In anisotropic and spatially confined systems with competing exchange interactions first non-trivial orders of the 1/N-expansions for correlation critical exponents in m-fold Lifshitz points were obtained. New conclusions about the qualitative behaviour of these exponents with the change of space dimensionality were made. Non-classical surface exponents of an ordinary transition in such systems were calculated. Numerical estimations for the Kasimir amplitudes in three dimensions were made. Surface critical behaviour was studied in semi-confined n-component systems in the presence of cubic anisotropy (m=1) at an ordinary phase transition.

Thermodynamic and structural characteristics of mixed segneto- and antisegnetoelectric systems were studied.

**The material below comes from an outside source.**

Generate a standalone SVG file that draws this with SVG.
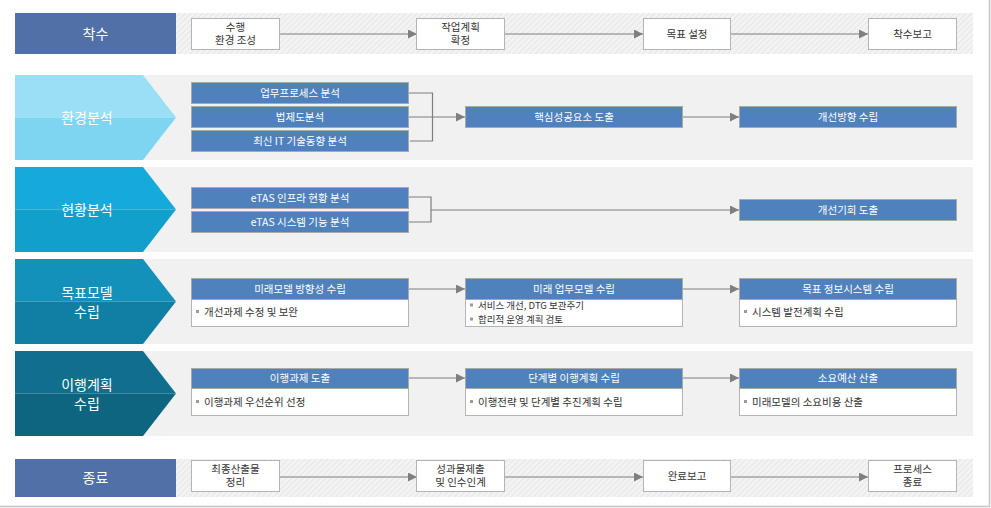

On the basis of an original model in cluster approximation with non-equilibrium distribution of the structure elements that experience ordering, temperature-concentration phase diagrams were obtained. It is proved that segneto- and antisegnetoelectric phases can only exist separately. The threshold values of the component concentration at which the ordered state of each type vanishes — percolation thresholds — are found. The developed theory explains experimentally observed properties of solid mixtures of segnetoelectric systems.